Requirement: Repeat every line of the listing below exactly, minus the pictures.

Data:
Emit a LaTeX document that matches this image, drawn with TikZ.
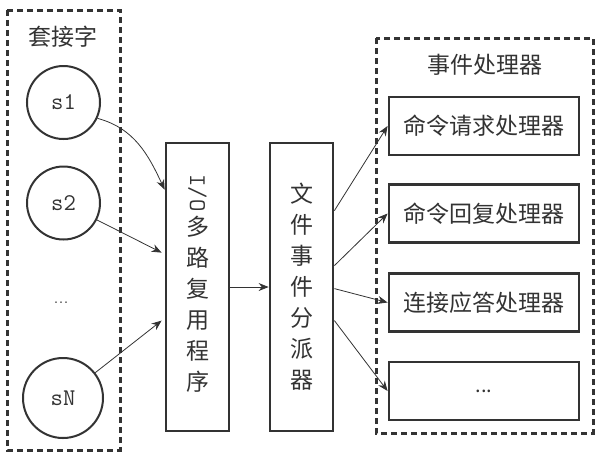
\documentclass[tikz,border=0pt]{standalone}
\usepackage{fontspec}
\newfontfamily\cjk{Noto Sans CJK SC}
\usetikzlibrary{positioning}
\usetikzlibrary{arrows.meta}
\definecolor{ink}{HTML}{333333}
\tikzset{
  group/.style={draw=ink, line width=3pt, dash pattern=on 6pt off 4pt},
  sock/.style={circle, draw=ink, line width=2pt, minimum size=73pt, inner sep=0pt,
    text=ink, font=\ttfamily\fontsize{24}{24}\selectfont},
  stack/.style={draw=ink, line width=2.8pt, minimum width=63pt, minimum height=288pt,
    align=center, inner sep=0pt, text=ink, font=\cjk\fontsize{23}{31}\selectfont},
  handler/.style={draw=ink, line width=2.8pt, minimum width=190pt, minimum height=58pt,
    inner sep=0pt, text=ink, font=\cjk\fontsize{23}{23}\selectfont},
  title/.style={text=ink, font=\cjk\fontsize{23}{23}\selectfont},
  link/.style={-{Stealth[length=10pt,width=8pt]}, draw=ink, line width=0.8pt},
}

\begin{document}
\begin{tikzpicture}[x=1pt,y=-1pt]
\useasboundingbox (0,0) rectangle (604,456);
% sockets
\draw[group] (7,10) rectangle (120,450);
\node[title] (sockets) at (63,37) {套接字};
\node[sock] (s1) at (63.5,102.5) {s1};
\node[sock] (s2) at (63.5,203) {s2};
\node[text=ink] (sdots) at (61,303) {\fontsize{20}{20}\selectfont ...};
\node[sock, minimum size=80pt] (sN) at (63,398) {sN};
% multiplexer and dispatcher
\node[stack] (io) at (197.5,287) {\raisebox{0pt}{\rotatebox{-90}{\ttfamily\fontsize{24}{24}\selectfont I/O}}\\[4pt]多\\路\\复\\用\\程\\序\\[-22pt]};
\node[stack] (disp) at (301.5,287) {文\\件\\事\\件\\分\\派\\器};
% handlers
\draw[group] (376,38) rectangle (593,433);
\node[title] (handlers) at (485,65) {事件处理器};
\node[handler] (h1) at (484,126) {命令请求处理器};
\node[handler] (h2) at (484,213.5) {命令回复处理器};
\node[handler] (h3) at (484,302.5) {连接应答处理器};
\node[handler] (h4) at (484,391) {\fontsize{20}{20}\selectfont ...};
% connectors
\coordinate (in1) at ([yshift=-48pt]io.north west);
\coordinate (in2) at ([yshift=-111pt,xshift=-3pt]io.north west);
\coordinate (in3) at ([yshift=-179pt,xshift=-3pt]io.north west);
\coordinate (out1) at ([yshift=-69pt]disp.north east);
\coordinate (out2) at ([yshift=-124pt]disp.north east);
\coordinate (out3) at ([yshift=-147pt]disp.north east);
\coordinate (out4) at ([yshift=-179pt]disp.north east);
\draw[link] (s1.-25) to[out=-15,in=115] (in1);
\draw[link] (s2) -- (in2);
\draw[link] (sN) -- (in3);
\draw[link] (io) -- (disp);
\draw[link] (out1) -- (h1.west);
\draw[link] (out2) -- (h2.west);
\draw[link] (out3) -- (h3.west);
\draw[link] (out4) -- (h4.west);
\end{tikzpicture}
\end{document}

Solved problem:
Emit a LaTeX document that matches this image, drawn with TikZ.
\documentclass[tikz,border=0pt]{standalone}
\usepackage{fontspec}
\newfontfamily\cjk{Noto Sans CJK SC}
\usetikzlibrary{positioning}
\usetikzlibrary{arrows.meta}
\definecolor{ink}{HTML}{333333}
\tikzset{
  group/.style={draw=ink, line width=3pt, dash pattern=on 6pt off 4pt},
  sock/.style={circle, draw=ink, line width=2pt, minimum size=73pt, inner sep=0pt,
    text=ink, font=\ttfamily\fontsize{24}{24}\selectfont},
  stack/.style={draw=ink, line width=2.8pt, minimum width=63pt, minimum height=288pt,
    align=center, inner sep=0pt, text=ink, font=\cjk\fontsize{23}{31}\selectfont},
  handler/.style={draw=ink, line width=2.8pt, minimum width=190pt, minimum height=58pt,
    inner sep=0pt, text=ink, font=\cjk\fontsize{23}{23}\selectfont},
  title/.style={text=ink, font=\cjk\fontsize{23}{23}\selectfont},
  link/.style={-{Stealth[length=10pt,width=8pt]}, draw=ink, line width=0.8pt},
}

\begin{document}
\begin{tikzpicture}[x=1pt,y=-1pt]
\useasboundingbox (0,0) rectangle (604,456);
% sockets
\draw[group] (7,10) rectangle (120,450);
\node[title] (sockets) at (63,37) {套接字};
\node[sock] (s1) at (63.5,102.5) {s1};
\node[sock] (s2) at (63.5,203) {s2};
\node[text=ink] (sdots) at (61,303) {\fontsize{20}{20}\selectfont ...};
\node[sock, minimum size=80pt] (sN) at (63,398) {sN};
% multiplexer and dispatcher
\node[stack] (io) at (197.5,287) {\raisebox{0pt}{\rotatebox{-90}{\ttfamily\fontsize{24}{24}\selectfont I/O}}\\[4pt]多\\路\\复\\用\\程\\序\\[-22pt]};
\node[stack] (disp) at (301.5,287) {文\\件\\事\\件\\分\\派\\器};
% handlers
\draw[group] (376,38) rectangle (593,433);
\node[title] (handlers) at (485,65) {事件处理器};
\node[handler] (h1) at (484,126) {命令请求处理器};
\node[handler] (h2) at (484,213.5) {命令回复处理器};
\node[handler] (h3) at (484,302.5) {连接应答处理器};
\node[handler] (h4) at (484,391) {\fontsize{20}{20}\selectfont ...};
% connectors
\coordinate (in1) at ([yshift=-48pt]io.north west);
\coordinate (in2) at ([yshift=-111pt,xshift=-3pt]io.north west);
\coordinate (in3) at ([yshift=-179pt,xshift=-3pt]io.north west);
\coordinate (out1) at ([yshift=-69pt]disp.north east);
\coordinate (out2) at ([yshift=-124pt]disp.north east);
\coordinate (out3) at ([yshift=-147pt]disp.north east);
\coordinate (out4) at ([yshift=-179pt]disp.north east);
\draw[link] (s1.-25) to[out=-15,in=115] (in1);
\draw[link] (s2) -- (in2);
\draw[link] (sN) -- (in3);
\draw[link] (io) -- (disp);
\draw[link] (out1) -- (h1.west);
\draw[link] (out2) -- (h2.west);
\draw[link] (out3) -- (h3.west);
\draw[link] (out4) -- (h4.west);
\end{tikzpicture}
\end{document}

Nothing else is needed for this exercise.